> GOAL OF THE EXERCISE
Extract everything from the first line through the line with "const insetYTicks = [20000, 30000, 40000, 50000];", both ends included, except for any pictures.

> RECORDED INFORMATION
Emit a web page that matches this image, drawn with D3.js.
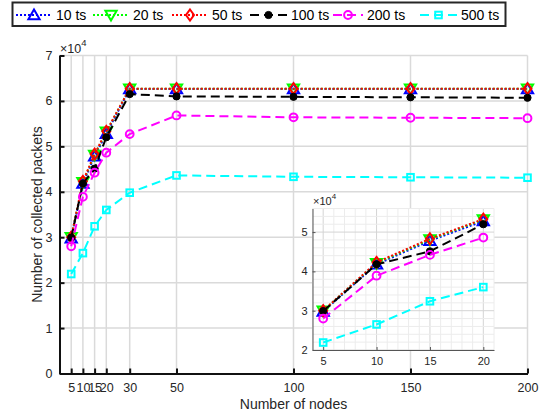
<!DOCTYPE html>
<html><head><meta charset="utf-8">
<script src="https://cdn.jsdelivr.net/npm/d3@7"></script>
<style>body{margin:0;background:#fff}svg{display:block}text{font-family:"Liberation Sans",Arial,sans-serif}</style>
</head><body><svg id="c" width="546" height="420"></svg>
<script>
const nodes = [5, 10, 15, 20, 30, 50, 100, 150, 200];
const ts10  = [29800, 41800, 47800, 52800, 62600, 62600, 62600, 62600, 62600];
const ts20  = [30000, 42100, 48100, 53200, 62700, 62700, 62700, 62700, 62700];
const ts50  = [30000, 42300, 48300, 53300, 62700, 62700, 62700, 62700, 62700];
const ts100 = [29900, 41800, 45100, 52000, 61500, 61000, 60900, 60800, 60700];
const ts200 = [28000, 38900, 44200, 48600, 52700, 56800, 56400, 56300, 56200];
const ts500 = [21900, 26500, 32400, 36000, 39800, 43600, 43300, 43200, 43100];
const seriesNames = ["10 ts", "20 ts", "50 ts", "100 ts", "200 ts", "500 ts"];
const xTicks = [5, 10, 15, 20, 30, 50, 100, 150, 200];
const yTicks = [0, 10000, 20000, 30000, 40000, 50000, 60000, 70000];
const insetXTicks = [5, 10, 15, 20];
const insetYTicks = [20000, 30000, 40000, 50000];

const series = [
  {name: seriesNames[0], v: ts10,  color: "#0000ff", dash: "2,2", marker: "triUp"},
  {name: seriesNames[1], v: ts20,  color: "#00ff00", dash: "2,2", marker: "triDown"},
  {name: seriesNames[2], v: ts50,  color: "#ff0000", dash: "2,2", marker: "diamond"},
  {name: seriesNames[3], v: ts100, color: "#000000", dash: "9,5", marker: "dot"},
  {name: seriesNames[4], v: ts200, color: "#ff00ff", dash: "9,5", marker: "circle"},
  {name: seriesNames[5], v: ts500, color: "#00ffff", dash: "9,5", marker: "square"}
];

const svg = d3.select("#c");
const x = d3.scaleLinear().domain([0, 200]).range([59.5, 527.5]);
const y = d3.scaleLinear().domain([0, 70000]).range([373.5, 55.5]);

function drawMarker(g, type, color, cx, cy, s) {
  s = s || 1;
  if (type === "triUp") {
    g.append("path").attr("d", d3.symbol(d3.symbolTriangle, 55*s)())
      .attr("transform", `translate(${cx},${cy+1})`).attr("fill", "none").attr("stroke", color).attr("stroke-width", 2);
  } else if (type === "triDown") {
    g.append("path").attr("d", d3.symbol(d3.symbolTriangle, 55*s)())
      .attr("transform", `translate(${cx},${cy-1}) rotate(180)`).attr("fill", "none").attr("stroke", color).attr("stroke-width", 2);
  } else if (type === "diamond") {
    const h = 5.5*s, w = 4*s;
    g.append("path").attr("d", `M${cx},${cy-h}L${cx+w},${cy}L${cx},${cy+h}L${cx-w},${cy}Z`)
      .attr("fill", "none").attr("stroke", color).attr("stroke-width", 2);
  } else if (type === "dot") {
    g.append("circle").attr("cx", cx).attr("cy", cy).attr("r", 3.6*s).attr("fill", color).attr("stroke", color);
  } else if (type === "circle") {
    g.append("circle").attr("cx", cx).attr("cy", cy).attr("r", 3.9*s).attr("fill", "none").attr("stroke", color).attr("stroke-width", 2);
  } else if (type === "square") {
    const a = 3.3*s;
    g.append("rect").attr("x", cx-a).attr("y", cy-a).attr("width", 2*a).attr("height", 2*a)
      .attr("fill", "none").attr("stroke", color).attr("stroke-width", 2);
  }
}

// main grid
const grid = svg.append("g");
xTicks.forEach(t => grid.append("line").attr("x1", x(t)).attr("x2", x(t)).attr("y1", y(70000)).attr("y2", y(0))
  .attr("stroke", "#dadada").attr("stroke-width", 1.5));
yTicks.slice(1).forEach(t => grid.append("line").attr("x1", x(0)).attr("x2", x(200)).attr("y1", y(t)).attr("y2", y(t))
  .attr("stroke", "#dadada").attr("stroke-width", 1.5));

// main series
const plot = svg.append("g");
series.forEach(s => {
  const line = d3.line().x((d, i) => x(nodes[i])).y(d => y(d));
  plot.append("path").datum(s.v).attr("d", line).attr("fill", "none").attr("stroke", s.color)
    .attr("stroke-width", 2).attr("stroke-dasharray", s.dash);
  const mg = plot.append("g");
  s.v.forEach((d, i) => drawMarker(mg, s.marker, s.color, x(nodes[i]), y(d)));
});

// main axes
const ax = svg.append("g");
const xAxis = d3.axisBottom(x).tickValues(xTicks).tickSize(-5).tickSizeOuter(0).tickPadding(10);
const gx = ax.append("g").attr("transform", `translate(0,${y(0)})`).call(xAxis);
gx.select(".domain").attr("stroke", "#111").attr("stroke-width", 2);
gx.selectAll(".tick line").attr("stroke", "#111").attr("stroke-width", 2);
gx.selectAll(".tick text").attr("font-size", 12.5).attr("fill", "#262626").attr("font-family", "Liberation Sans, Arial, sans-serif");
const yAxis = d3.axisLeft(y).tickValues(yTicks).tickFormat(d => d / 10000).tickSize(-5).tickSizeOuter(0).tickPadding(7);
const gy = ax.append("g").attr("transform", `translate(${x(0)},0)`).call(yAxis);
gy.select(".domain").attr("stroke", "#111").attr("stroke-width", 2);
gy.selectAll(".tick line").attr("stroke", "#111").attr("stroke-width", 2);
gy.selectAll(".tick text").attr("font-size", 12.5).attr("fill", "#262626").attr("font-family", "Liberation Sans, Arial, sans-serif");

// exponent
const ex = svg.append("text").attr("x", 60).attr("y", 53).attr("font-size", 12.5).attr("fill", "#262626");
ex.append("tspan").text("\u00d710");
ex.append("tspan").attr("dy", -7).attr("font-size", 9.5).text("4");

// axis labels
svg.append("text").attr("x", x(100)).attr("y", 409).attr("text-anchor", "middle").attr("font-size", 14)
  .attr("fill", "#262626").text("Number of nodes");
svg.append("text").attr("transform", `translate(42,${(y(0)+y(70000))/2}) rotate(-90)`).attr("text-anchor", "middle")
  .attr("font-size", 14).attr("fill", "#262626").text("Number of collected packets");

// inset
const ix = d3.scaleLinear().domain([4, 21]).range([312.5, 494]);
const iy = d3.scaleLinear().domain([20000, 56000]).range([350, 208.5]);
const inset = svg.append("g");
inset.append("rect").attr("x", ix(4)).attr("y", iy(56000)).attr("width", ix(21) - ix(4)).attr("height", iy(20000) - iy(56000))
  .attr("fill", "#fff");
d3.range(4, 22).forEach(t => inset.append("line").attr("x1", ix(t)).attr("x2", ix(t)).attr("y1", iy(56000)).attr("y2", iy(20000))
  .attr("stroke", insetXTicks.includes(t) ? "#d4d4d4" : "#ececec").attr("stroke-width", 1));
d3.range(20000, 56001, 2000).forEach(t => inset.append("line").attr("x1", ix(4)).attr("x2", ix(21)).attr("y1", iy(t)).attr("y2", iy(t))
  .attr("stroke", insetYTicks.includes(t) ? "#d4d4d4" : "#ececec").attr("stroke-width", 1));
inset.append("clipPath").attr("id", "ic").append("rect").attr("x", ix(4)).attr("y", iy(56000))
  .attr("width", ix(21) - ix(4)).attr("height", iy(20000) - iy(56000));
const ip = inset.append("g").attr("clip-path", "url(#ic)");
series.forEach(s => {
  const vals = s.v.slice(0, 4);
  const line = d3.line().x((d, i) => ix(nodes[i])).y(d => iy(d));
  ip.append("path").datum(vals).attr("d", line).attr("fill", "none").attr("stroke", s.color)
    .attr("stroke-width", 2).attr("stroke-dasharray", s.dash);
  const mg = ip.append("g");
  vals.forEach((d, i) => drawMarker(mg, s.marker, s.color, ix(nodes[i]), iy(d)));
});
const ixAxis = d3.axisBottom(ix).tickValues(insetXTicks).tickSize(-3).tickSizeOuter(0).tickPadding(7);
const igx = inset.append("g").attr("transform", `translate(0,${iy(20000)})`).call(ixAxis);
igx.select(".domain").attr("stroke", "#555").attr("stroke-width", 1);
igx.selectAll(".tick line").attr("stroke", "#555");
igx.selectAll(".tick text").attr("font-size", 11).attr("fill", "#262626").attr("font-family", "Liberation Sans, Arial, sans-serif");
const iyAxis = d3.axisLeft(iy).tickValues(insetYTicks).tickFormat(d => d / 10000).tickSize(-3).tickSizeOuter(0).tickPadding(5);
const igy = inset.append("g").attr("transform", `translate(${ix(4)},0)`).call(iyAxis);
igy.select(".domain").attr("stroke", "#555").attr("stroke-width", 1);
igy.selectAll(".tick line").attr("stroke", "#555");
igy.selectAll(".tick text").attr("font-size", 11).attr("fill", "#262626").attr("font-family", "Liberation Sans, Arial, sans-serif");
const iex = svg.append("text").attr("x", 313).attr("y", 205).attr("font-size", 11).attr("fill", "#262626");
iex.append("tspan").text("\u00d710");
iex.append("tspan").attr("dy", -6).attr("font-size", 8).text("4");

// legend
const leg = svg.append("g");
leg.append("rect").attr("x", 12.5).attr("y", 2.5).attr("width", 493).attr("height", 23.5)
  .attr("fill", "#fff").attr("stroke", "#262626").attr("stroke-width", 2);
const legX = [16, 93, 172, 250, 333, 420];
const legLen = [36, 36, 36, 37, 30, 37];
series.forEach((s, i) => {
  const x0 = legX[i], x1 = legX[i] + legLen[i], ly = 15;
  leg.append("line").attr("x1", x0).attr("x2", x1).attr("y1", ly).attr("y2", ly)
    .attr("stroke", s.color).attr("stroke-width", 2).attr("stroke-dasharray", s.dash);
  drawMarker(leg, s.marker, s.color, (x0 + x1) / 2, ly);
  leg.append("text").attr("x", x1 + 4).attr("y", ly + 5).attr("font-size", 14).attr("fill", "#000").text(s.name);
});
</script></body></html>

> EXPECTED ANSWER
Emit a web page that matches this image, drawn with D3.js.
<!DOCTYPE html>
<html><head><meta charset="utf-8">
<script src="https://cdn.jsdelivr.net/npm/d3@7"></script>
<style>body{margin:0;background:#fff}svg{display:block}text{font-family:"Liberation Sans",Arial,sans-serif}</style>
</head><body><svg id="c" width="546" height="420"></svg>
<script>
const nodes = [5, 10, 15, 20, 30, 50, 100, 150, 200];
const ts10  = [29800, 41800, 47800, 52800, 62600, 62600, 62600, 62600, 62600];
const ts20  = [30000, 42100, 48100, 53200, 62700, 62700, 62700, 62700, 62700];
const ts50  = [30000, 42300, 48300, 53300, 62700, 62700, 62700, 62700, 62700];
const ts100 = [29900, 41800, 45100, 52000, 61500, 61000, 60900, 60800, 60700];
const ts200 = [28000, 38900, 44200, 48600, 52700, 56800, 56400, 56300, 56200];
const ts500 = [21900, 26500, 32400, 36000, 39800, 43600, 43300, 43200, 43100];
const seriesNames = ["10 ts", "20 ts", "50 ts", "100 ts", "200 ts", "500 ts"];
const xTicks = [5, 10, 15, 20, 30, 50, 100, 150, 200];
const yTicks = [0, 10000, 20000, 30000, 40000, 50000, 60000, 70000];
const insetXTicks = [5, 10, 15, 20];
const insetYTicks = [20000, 30000, 40000, 50000];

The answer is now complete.